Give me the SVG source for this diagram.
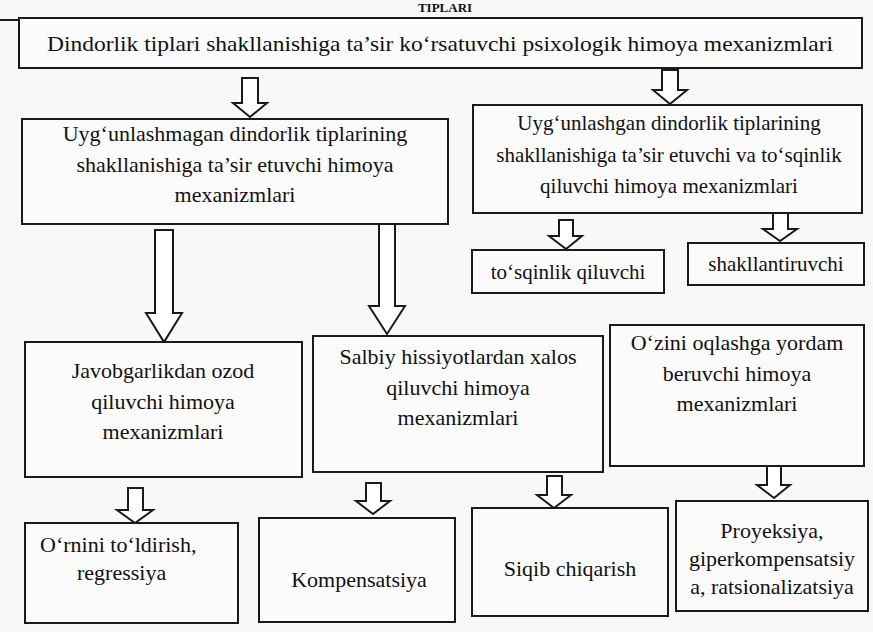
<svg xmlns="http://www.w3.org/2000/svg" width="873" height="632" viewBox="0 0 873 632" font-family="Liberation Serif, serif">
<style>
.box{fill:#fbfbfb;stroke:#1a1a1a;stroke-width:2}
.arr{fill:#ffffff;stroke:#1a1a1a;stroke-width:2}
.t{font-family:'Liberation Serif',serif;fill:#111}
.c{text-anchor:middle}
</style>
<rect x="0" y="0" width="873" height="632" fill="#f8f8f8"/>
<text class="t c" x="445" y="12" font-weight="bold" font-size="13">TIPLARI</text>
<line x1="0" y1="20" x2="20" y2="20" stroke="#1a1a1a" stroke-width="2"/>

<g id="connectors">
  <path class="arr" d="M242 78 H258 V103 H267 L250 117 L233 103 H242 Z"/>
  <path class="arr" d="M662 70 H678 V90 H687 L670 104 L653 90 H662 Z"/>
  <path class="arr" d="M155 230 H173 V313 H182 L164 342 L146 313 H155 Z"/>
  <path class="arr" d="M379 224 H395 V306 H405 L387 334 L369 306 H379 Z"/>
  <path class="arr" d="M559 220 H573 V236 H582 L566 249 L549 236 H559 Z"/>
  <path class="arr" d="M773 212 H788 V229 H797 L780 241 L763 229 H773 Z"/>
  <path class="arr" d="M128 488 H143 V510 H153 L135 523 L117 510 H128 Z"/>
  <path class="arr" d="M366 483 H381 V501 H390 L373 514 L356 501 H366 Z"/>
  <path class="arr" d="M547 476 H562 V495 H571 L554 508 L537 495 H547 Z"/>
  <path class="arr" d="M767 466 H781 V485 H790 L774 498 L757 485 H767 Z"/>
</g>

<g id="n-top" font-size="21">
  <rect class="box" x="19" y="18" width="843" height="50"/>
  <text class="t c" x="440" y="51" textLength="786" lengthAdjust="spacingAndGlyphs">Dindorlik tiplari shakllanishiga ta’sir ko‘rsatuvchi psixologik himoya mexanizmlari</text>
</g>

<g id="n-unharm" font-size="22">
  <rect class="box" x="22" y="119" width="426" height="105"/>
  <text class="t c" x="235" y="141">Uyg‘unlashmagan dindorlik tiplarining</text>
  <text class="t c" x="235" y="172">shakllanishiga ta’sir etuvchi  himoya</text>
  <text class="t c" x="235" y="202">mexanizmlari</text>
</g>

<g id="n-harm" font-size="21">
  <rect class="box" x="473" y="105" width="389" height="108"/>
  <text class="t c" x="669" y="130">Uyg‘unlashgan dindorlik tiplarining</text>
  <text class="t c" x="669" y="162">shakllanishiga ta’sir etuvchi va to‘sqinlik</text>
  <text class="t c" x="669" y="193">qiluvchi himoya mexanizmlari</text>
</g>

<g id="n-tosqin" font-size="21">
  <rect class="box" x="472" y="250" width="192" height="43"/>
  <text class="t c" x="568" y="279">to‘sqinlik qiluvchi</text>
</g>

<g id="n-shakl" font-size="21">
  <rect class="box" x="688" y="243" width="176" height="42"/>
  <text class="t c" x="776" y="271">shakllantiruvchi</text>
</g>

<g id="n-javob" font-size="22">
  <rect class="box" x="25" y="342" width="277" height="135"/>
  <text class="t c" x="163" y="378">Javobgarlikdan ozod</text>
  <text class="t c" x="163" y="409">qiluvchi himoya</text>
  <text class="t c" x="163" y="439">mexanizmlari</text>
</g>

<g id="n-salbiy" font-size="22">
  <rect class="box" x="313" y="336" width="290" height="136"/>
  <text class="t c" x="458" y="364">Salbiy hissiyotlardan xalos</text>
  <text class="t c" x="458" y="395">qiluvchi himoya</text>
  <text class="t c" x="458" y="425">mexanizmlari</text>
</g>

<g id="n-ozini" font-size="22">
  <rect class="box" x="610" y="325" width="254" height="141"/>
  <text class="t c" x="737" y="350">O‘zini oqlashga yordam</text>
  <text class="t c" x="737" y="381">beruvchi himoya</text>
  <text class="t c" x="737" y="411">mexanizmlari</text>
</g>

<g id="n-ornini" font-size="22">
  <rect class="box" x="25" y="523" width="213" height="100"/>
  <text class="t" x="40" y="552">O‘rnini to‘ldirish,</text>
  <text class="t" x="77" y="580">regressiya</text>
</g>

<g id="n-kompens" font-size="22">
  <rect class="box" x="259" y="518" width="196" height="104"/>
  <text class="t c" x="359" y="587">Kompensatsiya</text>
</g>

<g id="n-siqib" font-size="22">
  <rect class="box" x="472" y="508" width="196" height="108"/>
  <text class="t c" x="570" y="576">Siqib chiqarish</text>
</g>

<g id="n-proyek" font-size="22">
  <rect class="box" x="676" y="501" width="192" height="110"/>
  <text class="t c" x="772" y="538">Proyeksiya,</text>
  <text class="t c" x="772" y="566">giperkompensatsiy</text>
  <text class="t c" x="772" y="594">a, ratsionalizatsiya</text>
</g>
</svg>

CHALLENGE
Please write out all of the material above without changing a word, and omit any pictures.

TASK RESPONSE
Give me the SVG source for this diagram.
<svg xmlns="http://www.w3.org/2000/svg" width="873" height="632" viewBox="0 0 873 632" font-family="Liberation Serif, serif">
<style>
.box{fill:#fbfbfb;stroke:#1a1a1a;stroke-width:2}
.arr{fill:#ffffff;stroke:#1a1a1a;stroke-width:2}
.t{font-family:'Liberation Serif',serif;fill:#111}
.c{text-anchor:middle}
</style>
<rect x="0" y="0" width="873" height="632" fill="#f8f8f8"/>
<text class="t c" x="445" y="12" font-weight="bold" font-size="13">TIPLARI</text>
<line x1="0" y1="20" x2="20" y2="20" stroke="#1a1a1a" stroke-width="2"/>

<g id="connectors">
  <path class="arr" d="M242 78 H258 V103 H267 L250 117 L233 103 H242 Z"/>
  <path class="arr" d="M662 70 H678 V90 H687 L670 104 L653 90 H662 Z"/>
  <path class="arr" d="M155 230 H173 V313 H182 L164 342 L146 313 H155 Z"/>
  <path class="arr" d="M379 224 H395 V306 H405 L387 334 L369 306 H379 Z"/>
  <path class="arr" d="M559 220 H573 V236 H582 L566 249 L549 236 H559 Z"/>
  <path class="arr" d="M773 212 H788 V229 H797 L780 241 L763 229 H773 Z"/>
  <path class="arr" d="M128 488 H143 V510 H153 L135 523 L117 510 H128 Z"/>
  <path class="arr" d="M366 483 H381 V501 H390 L373 514 L356 501 H366 Z"/>
  <path class="arr" d="M547 476 H562 V495 H571 L554 508 L537 495 H547 Z"/>
  <path class="arr" d="M767 466 H781 V485 H790 L774 498 L757 485 H767 Z"/>
</g>

<g id="n-top" font-size="21">
  <rect class="box" x="19" y="18" width="843" height="50"/>
  <text class="t c" x="440" y="51" textLength="786" lengthAdjust="spacingAndGlyphs">Dindorlik tiplari shakllanishiga ta’sir ko‘rsatuvchi psixologik himoya mexanizmlari</text>
</g>

<g id="n-unharm" font-size="22">
  <rect class="box" x="22" y="119" width="426" height="105"/>
  <text class="t c" x="235" y="141">Uyg‘unlashmagan dindorlik tiplarining</text>
  <text class="t c" x="235" y="172">shakllanishiga ta’sir etuvchi  himoya</text>
  <text class="t c" x="235" y="202">mexanizmlari</text>
</g>

<g id="n-harm" font-size="21">
  <rect class="box" x="473" y="105" width="389" height="108"/>
  <text class="t c" x="669" y="130">Uyg‘unlashgan dindorlik tiplarining</text>
  <text class="t c" x="669" y="162">shakllanishiga ta’sir etuvchi va to‘sqinlik</text>
  <text class="t c" x="669" y="193">qiluvchi himoya mexanizmlari</text>
</g>

<g id="n-tosqin" font-size="21">
  <rect class="box" x="472" y="250" width="192" height="43"/>
  <text class="t c" x="568" y="279">to‘sqinlik qiluvchi</text>
</g>

<g id="n-shakl" font-size="21">
  <rect class="box" x="688" y="243" width="176" height="42"/>
  <text class="t c" x="776" y="271">shakllantiruvchi</text>
</g>

<g id="n-javob" font-size="22">
  <rect class="box" x="25" y="342" width="277" height="135"/>
  <text class="t c" x="163" y="378">Javobgarlikdan ozod</text>
  <text class="t c" x="163" y="409">qiluvchi himoya</text>
  <text class="t c" x="163" y="439">mexanizmlari</text>
</g>

<g id="n-salbiy" font-size="22">
  <rect class="box" x="313" y="336" width="290" height="136"/>
  <text class="t c" x="458" y="364">Salbiy hissiyotlardan xalos</text>
  <text class="t c" x="458" y="395">qiluvchi himoya</text>
  <text class="t c" x="458" y="425">mexanizmlari</text>
</g>

<g id="n-ozini" font-size="22">
  <rect class="box" x="610" y="325" width="254" height="141"/>
  <text class="t c" x="737" y="350">O‘zini oqlashga yordam</text>
  <text class="t c" x="737" y="381">beruvchi himoya</text>
  <text class="t c" x="737" y="411">mexanizmlari</text>
</g>

<g id="n-ornini" font-size="22">
  <rect class="box" x="25" y="523" width="213" height="100"/>
  <text class="t" x="40" y="552">O‘rnini to‘ldirish,</text>
  <text class="t" x="77" y="580">regressiya</text>
</g>

<g id="n-kompens" font-size="22">
  <rect class="box" x="259" y="518" width="196" height="104"/>
  <text class="t c" x="359" y="587">Kompensatsiya</text>
</g>

<g id="n-siqib" font-size="22">
  <rect class="box" x="472" y="508" width="196" height="108"/>
  <text class="t c" x="570" y="576">Siqib chiqarish</text>
</g>

<g id="n-proyek" font-size="22">
  <rect class="box" x="676" y="501" width="192" height="110"/>
  <text class="t c" x="772" y="538">Proyeksiya,</text>
  <text class="t c" x="772" y="566">giperkompensatsiy</text>
  <text class="t c" x="772" y="594">a, ratsionalizatsiya</text>
</g>
</svg>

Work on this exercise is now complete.